We know that we can write any vector $\mathbf v\in\mathbb R^2$ as $\mathbf v_1+\mathbf v_2$, where $\mathbf v_1\in E_1$ and $\mathbf v_2\in E_2$. By the definition of eigenvector, $A\mathbf v=\lambda_1\mathbf v_1+\lambda_2\mathbf v_2$. Let $R_1$ and $R_2$ be linear maps (as yet unknown) such that $R_1\mathbf v=\mathbf v_1$ and $R_2\mathbf v=\mathbf v_2$. It should be clear that $R_1+R_2=I$. Then $A\mathbf v=\lambda_1R_1\mathbf v+\lambda_2R_2\mathbf v$, i.e., $A=\lambda_1R_1+\lambda_2R_2$. This gives us the decomposition of $A$ that we wanted.  
Suppose that $\mathbf v\in E_2$. Then its component $\mathbf v_1$ in the above direct-sum decomposition is zero, which means that $R_1\mathbf v=0$. But for any vector $\mathbf v$, $R_2\mathbf v\in E_2$, therefore $R_1R_2=0$. By symmetry, we also have $R_2R_1=0$.  
Now examine $A^2\mathbf v$. We have $$\begin{align}A^2\mathbf v&=(\lambda_1R_1+\lambda_2R_2)^2\mathbf v\\&=\lambda_1^2R_1^2\mathbf v+\lambda_1\lambda_2(R_1R_2+R_2R_1)\mathbf v+\lambda_2^2R_2^2\mathbf v\\&=\lambda_1^2R_1^2\mathbf v+\lambda_2^2R_2^2\mathbf v\end{align}$$ but we also know that $$A^2\mathbf v=A^2(\mathbf v_1+\mathbf v_2)=\lambda_1^2\mathbf v_1+\lambda_2^2\mathbf v_2=\lambda_1^2R_1\mathbf v+\lambda_2^2R_2\mathbf v.$$ Comparing these two expansions, we can see that one way to make them equal is to require that $R_1^2=R_1$, $R_2^2=R_2$. These conditions say that these maps are projections and by the way we’ve defined them, they’re projections onto the eigenspaces $E_1$ and $E_2$, respectively.  
We now have enough to construct $R_1$ and $R_2$ explicitly.
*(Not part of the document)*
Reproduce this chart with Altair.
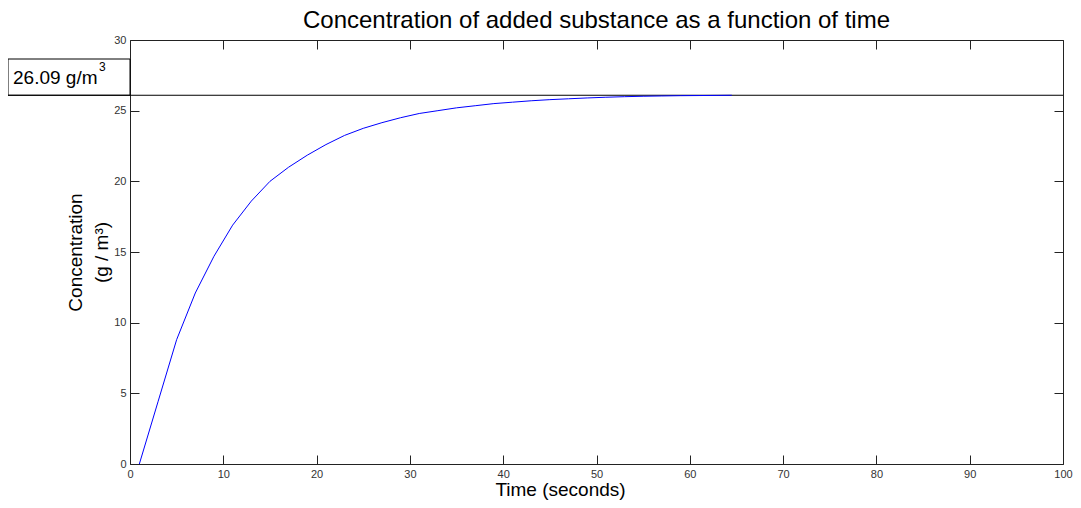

Recall that by definition $E_1=\ker(A-\lambda_1I)$ and $E_2=\ker(A-\lambda_2I)$ so these seem like possible starting points for our two projections. We have $$\begin{align}(A-\lambda_1I)\mathbf v&=A\mathbf v-\lambda_1\mathbf v\\&=(\lambda_1\mathbf v_1+\lambda_2\mathbf v_2)-(\lambda_1\mathbf v_1+\lambda_1\mathbf v_2)\\&=(\lambda_2-\lambda_1)\mathbf v_2\in E_2\end{align}$$ so the kernel and image of this map match what we want for $R_2$. To end up with $\mathbf v_2$, divide by $\lambda_2-\lambda_1$, i.e., $$R_2={A-\lambda_1I\over\lambda_2-\lambda_1}$$ and again by symmetry, $$R_1={A-\lambda_2I\over\lambda_1-\lambda_2}.$$ To check that these are in fact projections, we compute $$\begin{align}(A-\lambda_1)^2\mathbf v&=(A-2\lambda_1A+\lambda_1^2I)\mathbf v\\&=(\lambda_1^2\mathbf v_1+\lambda_2^2\mathbf v_2)-2(\lambda_1^2\mathbf v_1+\lambda_1\lambda_2\mathbf v_2)+(\lambda_1^2\mathbf v_1+\lambda_1^2\mathbf v_2)\\&=(\lambda_2^2-2\lambda_1\lambda_2+\lambda_2^2)\mathbf v_2\\&=(\lambda_2-\lambda_1)^2\mathbf v_2\\&=(\lambda_2-\lambda_1)^2R_2\mathbf v\end{align}$$ therefore $R_2^2=R_2$. I’ll leave verifying the rest to you.  
Going back to the expansion of $A^2$ shows why this decomposition is useful. It’s easy to see from it that $A^n=\lambda_1^nR_1+\lambda_2^nR_2$. (You can also show this directly by applying the Binomal theorem and noting that all mixed terms vanish.) Thus, we have a simple way to compute powers of $A$ without ever having to find an eigenvector or perform any matrix multiplications, which we’d need to do if computing powers by diagonalizing $A$ instead. It turns out that, at least for $2\times2$ matrices, there are similar short cuts for computing powers (and exponentials) of these matrices for the cases of repeated eigenvalues and complex eigenvalues as well.